Indie Bookstores: Not Unlike a Bedside Manner

Bookdwarf, who is apparently more quick on the draw with my hometown newspaper than I am, points to this interesting claim by A Clean Well-Lighted Place President Neal Sofman. Sofman discovered a study of Chicago merchants illustrating that local retailers recirculate more of their sales dollars into the local economy than do chains. The study in question can be found here. If this is indeed the case, then why are the big publishers spending a substantial chunk of their promotion money placing authors into large corporate venues like Borders (and, for that matter, withholding their authors from smaller and more independent media outlets)? Would not a more targeted and devoted audience of readers more inclined to buy books and shift cash into the local economy be a more effective marketing strategy?

3 Comments

  1. That’s because big corporate publishers don’t really care how much money circulates through the local economy. Once it flows from the Borders customer’s wallet to their distant corporate coffers, that ends their interest in currency circulation. Like any other corporation, they only answer to their directors, shareholders and institutional investors, and not the communities they bleed dry.
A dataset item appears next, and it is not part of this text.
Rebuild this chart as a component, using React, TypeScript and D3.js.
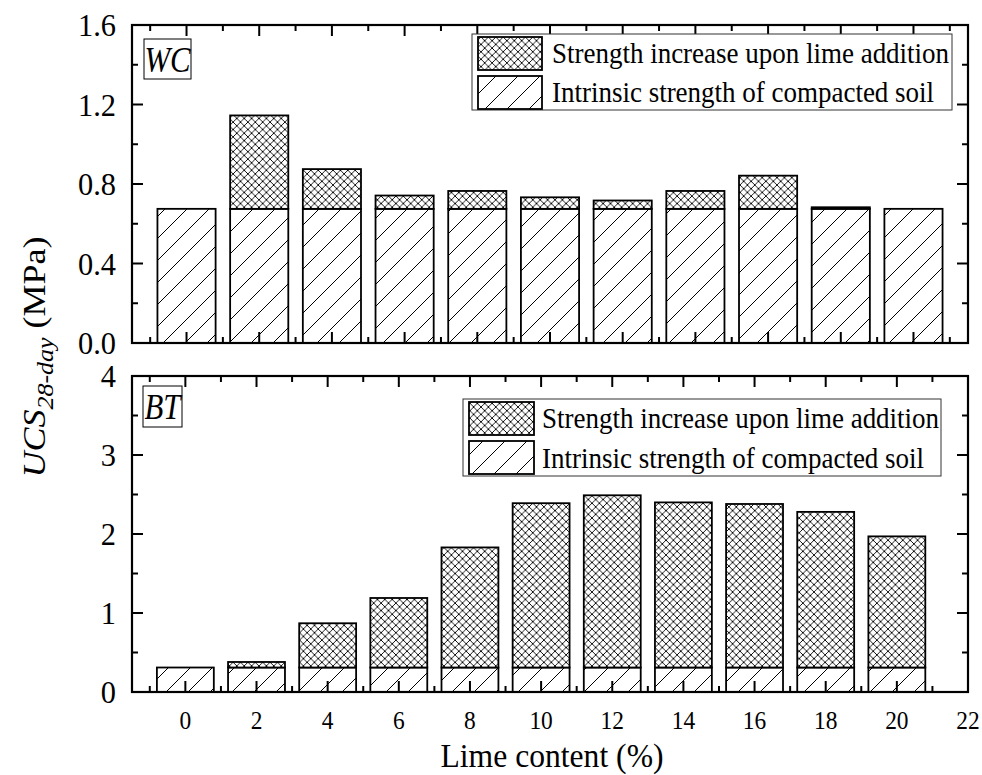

    Also, if patrons of independent bookstores were really “more inclined to buy books”, the independents would be thriving rather than steadily shutting their doors.
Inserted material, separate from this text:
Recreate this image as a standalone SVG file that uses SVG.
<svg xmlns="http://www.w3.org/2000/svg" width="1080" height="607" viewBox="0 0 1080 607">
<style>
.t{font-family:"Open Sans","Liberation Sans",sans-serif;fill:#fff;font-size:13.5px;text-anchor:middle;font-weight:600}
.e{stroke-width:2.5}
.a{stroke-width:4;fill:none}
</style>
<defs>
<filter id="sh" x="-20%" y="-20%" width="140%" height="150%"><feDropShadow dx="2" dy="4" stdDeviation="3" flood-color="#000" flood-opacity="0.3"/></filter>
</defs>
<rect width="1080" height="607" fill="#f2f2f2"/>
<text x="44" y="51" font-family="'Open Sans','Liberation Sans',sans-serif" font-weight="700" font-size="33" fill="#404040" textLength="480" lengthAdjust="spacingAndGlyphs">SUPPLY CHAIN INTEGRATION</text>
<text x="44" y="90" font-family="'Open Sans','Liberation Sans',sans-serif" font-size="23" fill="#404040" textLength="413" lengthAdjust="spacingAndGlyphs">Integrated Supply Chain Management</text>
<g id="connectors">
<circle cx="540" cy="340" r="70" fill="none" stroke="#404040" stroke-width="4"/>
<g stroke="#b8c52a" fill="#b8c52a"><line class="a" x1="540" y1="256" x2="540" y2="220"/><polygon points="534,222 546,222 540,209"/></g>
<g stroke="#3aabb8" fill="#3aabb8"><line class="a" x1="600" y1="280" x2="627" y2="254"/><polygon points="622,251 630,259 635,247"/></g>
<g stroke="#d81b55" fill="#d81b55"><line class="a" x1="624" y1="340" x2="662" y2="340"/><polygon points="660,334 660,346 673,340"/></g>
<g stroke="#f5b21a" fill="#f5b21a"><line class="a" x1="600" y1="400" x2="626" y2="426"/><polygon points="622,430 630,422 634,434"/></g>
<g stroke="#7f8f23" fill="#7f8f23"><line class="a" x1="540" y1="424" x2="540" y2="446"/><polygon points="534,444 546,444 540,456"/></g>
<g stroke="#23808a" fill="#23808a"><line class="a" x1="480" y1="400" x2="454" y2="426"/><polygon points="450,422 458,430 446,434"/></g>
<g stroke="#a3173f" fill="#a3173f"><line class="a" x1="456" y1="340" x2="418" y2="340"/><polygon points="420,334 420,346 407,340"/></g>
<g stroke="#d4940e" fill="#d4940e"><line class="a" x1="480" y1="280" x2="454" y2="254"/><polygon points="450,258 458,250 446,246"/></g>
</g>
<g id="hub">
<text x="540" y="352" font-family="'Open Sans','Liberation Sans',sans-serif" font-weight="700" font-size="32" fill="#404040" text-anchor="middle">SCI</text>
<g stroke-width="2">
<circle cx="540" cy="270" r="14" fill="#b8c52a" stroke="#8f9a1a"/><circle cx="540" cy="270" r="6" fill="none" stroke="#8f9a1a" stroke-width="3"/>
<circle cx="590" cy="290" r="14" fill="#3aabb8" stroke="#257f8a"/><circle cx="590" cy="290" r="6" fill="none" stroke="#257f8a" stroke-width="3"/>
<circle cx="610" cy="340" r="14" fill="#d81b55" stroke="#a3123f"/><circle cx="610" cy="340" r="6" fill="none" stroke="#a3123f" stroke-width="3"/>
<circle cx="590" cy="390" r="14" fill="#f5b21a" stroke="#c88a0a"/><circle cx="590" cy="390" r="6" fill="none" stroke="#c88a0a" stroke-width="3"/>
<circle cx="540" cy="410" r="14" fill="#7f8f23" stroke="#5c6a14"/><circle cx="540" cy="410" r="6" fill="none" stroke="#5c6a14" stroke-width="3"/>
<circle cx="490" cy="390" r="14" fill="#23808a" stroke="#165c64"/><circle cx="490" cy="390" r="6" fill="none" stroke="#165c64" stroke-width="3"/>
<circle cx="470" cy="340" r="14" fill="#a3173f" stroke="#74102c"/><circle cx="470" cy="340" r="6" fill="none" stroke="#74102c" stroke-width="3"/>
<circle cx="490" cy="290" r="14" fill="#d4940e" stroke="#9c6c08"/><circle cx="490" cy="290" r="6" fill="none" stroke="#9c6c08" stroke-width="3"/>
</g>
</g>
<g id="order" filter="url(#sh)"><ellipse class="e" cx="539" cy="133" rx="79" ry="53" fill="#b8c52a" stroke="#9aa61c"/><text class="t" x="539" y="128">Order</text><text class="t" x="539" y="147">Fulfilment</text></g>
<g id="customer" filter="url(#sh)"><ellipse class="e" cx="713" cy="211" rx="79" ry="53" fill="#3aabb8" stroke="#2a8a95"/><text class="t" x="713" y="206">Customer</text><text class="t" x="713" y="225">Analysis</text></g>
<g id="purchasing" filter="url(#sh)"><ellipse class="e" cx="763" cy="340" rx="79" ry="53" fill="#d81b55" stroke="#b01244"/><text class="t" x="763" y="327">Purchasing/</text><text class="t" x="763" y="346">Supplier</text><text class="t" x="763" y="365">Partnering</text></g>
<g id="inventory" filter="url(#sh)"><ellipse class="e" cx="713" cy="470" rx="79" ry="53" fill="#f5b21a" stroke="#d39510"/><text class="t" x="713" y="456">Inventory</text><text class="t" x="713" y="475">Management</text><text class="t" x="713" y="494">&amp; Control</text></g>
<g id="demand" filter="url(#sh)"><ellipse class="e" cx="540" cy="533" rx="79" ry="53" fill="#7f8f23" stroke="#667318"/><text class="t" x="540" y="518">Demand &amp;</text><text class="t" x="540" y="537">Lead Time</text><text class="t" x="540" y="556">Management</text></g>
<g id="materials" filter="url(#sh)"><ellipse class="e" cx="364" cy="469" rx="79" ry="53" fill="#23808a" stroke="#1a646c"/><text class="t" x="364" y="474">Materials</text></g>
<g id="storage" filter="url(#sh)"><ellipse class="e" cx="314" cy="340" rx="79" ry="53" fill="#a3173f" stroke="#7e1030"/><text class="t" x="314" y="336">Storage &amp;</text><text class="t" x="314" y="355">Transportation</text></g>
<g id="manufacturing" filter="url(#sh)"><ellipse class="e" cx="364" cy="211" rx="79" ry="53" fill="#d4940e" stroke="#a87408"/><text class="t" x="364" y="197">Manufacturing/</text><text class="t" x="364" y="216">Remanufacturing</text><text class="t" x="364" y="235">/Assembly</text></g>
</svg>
    Local retailers are good for communities, but bad for Wall Street. Which is why the corporate publishers are beating them down at every opportunity.

  2. I’ll preface this with the admission taht I’m the asshole that shops at indie’s and at borders. i don’t know that indies are steadily shutting their doors, but I suspect that difficulties they have in staying open have more to do with economies of scale than their patron’s spending habits.
    I doubt any mega-publishers are banging on the door of say, Modern Times, for paid-for-placment [not they necessarily want or would accept such offers] shelving, etc… I don’t think indies are “bad for wall street” so much as a non-factor for wall street (as they have no investors) that become the collateral damage of corporate juggernauts.
    I’m not worried, though. If there is anti-competitive behaviour, I am sure the FTC will put an end to it, especially when pressure from the media starts to surface.

  3. Tito, I hope that last sentence was made in jest. Both concepts–the FTC cracking down on big corporations in the interest of fair competition, and the mass media exerting any meaningful pressure–are, at best, wishful thinking.